▶ _COLLECTED DATA_:
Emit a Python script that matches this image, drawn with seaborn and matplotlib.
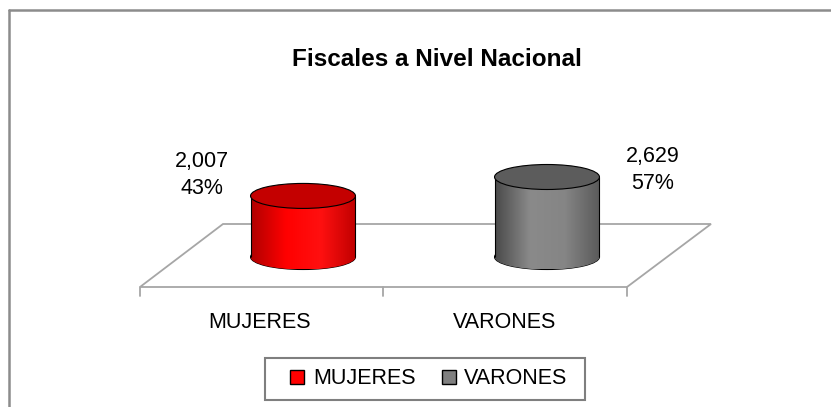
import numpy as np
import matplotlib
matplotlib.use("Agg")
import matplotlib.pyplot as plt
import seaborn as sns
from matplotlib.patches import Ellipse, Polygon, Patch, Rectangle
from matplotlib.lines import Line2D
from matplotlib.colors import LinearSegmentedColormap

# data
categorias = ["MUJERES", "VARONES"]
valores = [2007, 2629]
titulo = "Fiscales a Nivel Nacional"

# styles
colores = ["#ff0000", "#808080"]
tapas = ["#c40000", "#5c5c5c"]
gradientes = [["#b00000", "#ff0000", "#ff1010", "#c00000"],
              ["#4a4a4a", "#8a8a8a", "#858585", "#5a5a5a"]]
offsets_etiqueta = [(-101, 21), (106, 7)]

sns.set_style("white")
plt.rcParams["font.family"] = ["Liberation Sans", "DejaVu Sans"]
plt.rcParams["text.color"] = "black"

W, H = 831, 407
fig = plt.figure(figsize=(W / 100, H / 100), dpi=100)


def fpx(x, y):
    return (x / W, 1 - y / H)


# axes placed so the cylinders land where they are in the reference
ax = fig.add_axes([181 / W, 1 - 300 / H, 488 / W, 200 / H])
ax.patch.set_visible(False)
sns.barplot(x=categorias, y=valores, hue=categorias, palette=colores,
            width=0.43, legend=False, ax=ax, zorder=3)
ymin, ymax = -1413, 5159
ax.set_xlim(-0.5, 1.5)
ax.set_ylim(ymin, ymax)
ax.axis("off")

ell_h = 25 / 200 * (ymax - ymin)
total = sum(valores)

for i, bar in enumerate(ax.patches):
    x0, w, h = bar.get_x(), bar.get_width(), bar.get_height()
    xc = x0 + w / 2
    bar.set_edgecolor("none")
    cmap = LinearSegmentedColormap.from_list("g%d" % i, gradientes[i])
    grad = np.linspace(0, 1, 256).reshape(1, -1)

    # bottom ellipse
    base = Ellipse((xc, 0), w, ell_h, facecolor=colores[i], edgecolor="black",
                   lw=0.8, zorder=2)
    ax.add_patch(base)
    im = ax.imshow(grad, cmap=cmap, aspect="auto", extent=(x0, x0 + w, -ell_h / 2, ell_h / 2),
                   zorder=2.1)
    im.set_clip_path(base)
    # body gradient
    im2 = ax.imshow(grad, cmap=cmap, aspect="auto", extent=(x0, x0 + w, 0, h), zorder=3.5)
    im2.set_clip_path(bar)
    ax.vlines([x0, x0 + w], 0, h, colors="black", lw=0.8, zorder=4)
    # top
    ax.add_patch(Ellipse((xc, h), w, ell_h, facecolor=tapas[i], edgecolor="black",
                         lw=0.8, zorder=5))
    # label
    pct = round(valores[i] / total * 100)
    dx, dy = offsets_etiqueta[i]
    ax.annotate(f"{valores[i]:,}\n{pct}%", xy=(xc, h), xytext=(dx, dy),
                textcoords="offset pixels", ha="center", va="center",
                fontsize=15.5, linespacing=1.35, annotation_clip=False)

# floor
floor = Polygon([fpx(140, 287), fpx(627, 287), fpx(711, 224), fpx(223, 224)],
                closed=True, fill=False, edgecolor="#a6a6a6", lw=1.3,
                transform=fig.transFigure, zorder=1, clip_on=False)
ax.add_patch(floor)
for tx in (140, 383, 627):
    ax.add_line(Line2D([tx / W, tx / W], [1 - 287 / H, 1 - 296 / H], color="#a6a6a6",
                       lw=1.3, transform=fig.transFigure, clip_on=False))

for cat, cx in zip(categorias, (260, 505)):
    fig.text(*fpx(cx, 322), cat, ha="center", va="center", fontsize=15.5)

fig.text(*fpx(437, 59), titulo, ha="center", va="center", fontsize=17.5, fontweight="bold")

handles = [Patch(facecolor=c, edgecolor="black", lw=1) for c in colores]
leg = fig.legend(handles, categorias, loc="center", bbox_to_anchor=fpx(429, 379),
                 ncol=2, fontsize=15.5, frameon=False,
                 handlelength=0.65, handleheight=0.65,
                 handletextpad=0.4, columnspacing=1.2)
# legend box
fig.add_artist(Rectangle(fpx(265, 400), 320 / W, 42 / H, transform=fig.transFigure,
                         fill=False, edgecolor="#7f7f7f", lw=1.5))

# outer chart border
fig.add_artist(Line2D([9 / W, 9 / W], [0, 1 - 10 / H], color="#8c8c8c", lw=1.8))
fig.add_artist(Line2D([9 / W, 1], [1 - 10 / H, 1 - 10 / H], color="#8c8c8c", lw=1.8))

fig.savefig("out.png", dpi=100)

▶ _EXERCISE DETAILS_:
Retype the whole listing, keeping every line identical and omitting all pictures.

▶ _RESULT FOR THIS EXERCISE_:
Emit a Python script that matches this image, drawn with seaborn and matplotlib.
import numpy as np
import matplotlib
matplotlib.use("Agg")
import matplotlib.pyplot as plt
import seaborn as sns
from matplotlib.patches import Ellipse, Polygon, Patch, Rectangle
from matplotlib.lines import Line2D
from matplotlib.colors import LinearSegmentedColormap

# data
categorias = ["MUJERES", "VARONES"]
valores = [2007, 2629]
titulo = "Fiscales a Nivel Nacional"

# styles
colores = ["#ff0000", "#808080"]
tapas = ["#c40000", "#5c5c5c"]
gradientes = [["#b00000", "#ff0000", "#ff1010", "#c00000"],
              ["#4a4a4a", "#8a8a8a", "#858585", "#5a5a5a"]]
offsets_etiqueta = [(-101, 21), (106, 7)]

sns.set_style("white")
plt.rcParams["font.family"] = ["Liberation Sans", "DejaVu Sans"]
plt.rcParams["text.color"] = "black"

W, H = 831, 407
fig = plt.figure(figsize=(W / 100, H / 100), dpi=100)


def fpx(x, y):
    return (x / W, 1 - y / H)


# axes placed so the cylinders land where they are in the reference
ax = fig.add_axes([181 / W, 1 - 300 / H, 488 / W, 200 / H])
ax.patch.set_visible(False)
sns.barplot(x=categorias, y=valores, hue=categorias, palette=colores,
            width=0.43, legend=False, ax=ax, zorder=3)
ymin, ymax = -1413, 5159
ax.set_xlim(-0.5, 1.5)
ax.set_ylim(ymin, ymax)
ax.axis("off")

ell_h = 25 / 200 * (ymax - ymin)
total = sum(valores)

for i, bar in enumerate(ax.patches):
    x0, w, h = bar.get_x(), bar.get_width(), bar.get_height()
    xc = x0 + w / 2
    bar.set_edgecolor("none")
    cmap = LinearSegmentedColormap.from_list("g%d" % i, gradientes[i])
    grad = np.linspace(0, 1, 256).reshape(1, -1)

    # bottom ellipse
    base = Ellipse((xc, 0), w, ell_h, facecolor=colores[i], edgecolor="black",
                   lw=0.8, zorder=2)
    ax.add_patch(base)
    im = ax.imshow(grad, cmap=cmap, aspect="auto", extent=(x0, x0 + w, -ell_h / 2, ell_h / 2),
                   zorder=2.1)
    im.set_clip_path(base)
    # body gradient
    im2 = ax.imshow(grad, cmap=cmap, aspect="auto", extent=(x0, x0 + w, 0, h), zorder=3.5)
    im2.set_clip_path(bar)
    ax.vlines([x0, x0 + w], 0, h, colors="black", lw=0.8, zorder=4)
    # top
    ax.add_patch(Ellipse((xc, h), w, ell_h, facecolor=tapas[i], edgecolor="black",
                         lw=0.8, zorder=5))
    # label
    pct = round(valores[i] / total * 100)
    dx, dy = offsets_etiqueta[i]
    ax.annotate(f"{valores[i]:,}\n{pct}%", xy=(xc, h), xytext=(dx, dy),
                textcoords="offset pixels", ha="center", va="center",
                fontsize=15.5, linespacing=1.35, annotation_clip=False)

# floor
floor = Polygon([fpx(140, 287), fpx(627, 287), fpx(711, 224), fpx(223, 224)],
                closed=True, fill=False, edgecolor="#a6a6a6", lw=1.3,
                transform=fig.transFigure, zorder=1, clip_on=False)
ax.add_patch(floor)
for tx in (140, 383, 627):
    ax.add_line(Line2D([tx / W, tx / W], [1 - 287 / H, 1 - 296 / H], color="#a6a6a6",
                       lw=1.3, transform=fig.transFigure, clip_on=False))

for cat, cx in zip(categorias, (260, 505)):
    fig.text(*fpx(cx, 322), cat, ha="center", va="center", fontsize=15.5)

fig.text(*fpx(437, 59), titulo, ha="center", va="center", fontsize=17.5, fontweight="bold")

handles = [Patch(facecolor=c, edgecolor="black", lw=1) for c in colores]
leg = fig.legend(handles, categorias, loc="center", bbox_to_anchor=fpx(429, 379),
                 ncol=2, fontsize=15.5, frameon=False,
                 handlelength=0.65, handleheight=0.65,
                 handletextpad=0.4, columnspacing=1.2)
# legend box
fig.add_artist(Rectangle(fpx(265, 400), 320 / W, 42 / H, transform=fig.transFigure,
                         fill=False, edgecolor="#7f7f7f", lw=1.5))

# outer chart border
fig.add_artist(Line2D([9 / W, 9 / W], [0, 1 - 10 / H], color="#8c8c8c", lw=1.8))
fig.add_artist(Line2D([9 / W, 1], [1 - 10 / H, 1 - 10 / H], color="#8c8c8c", lw=1.8))

fig.savefig("out.png", dpi=100)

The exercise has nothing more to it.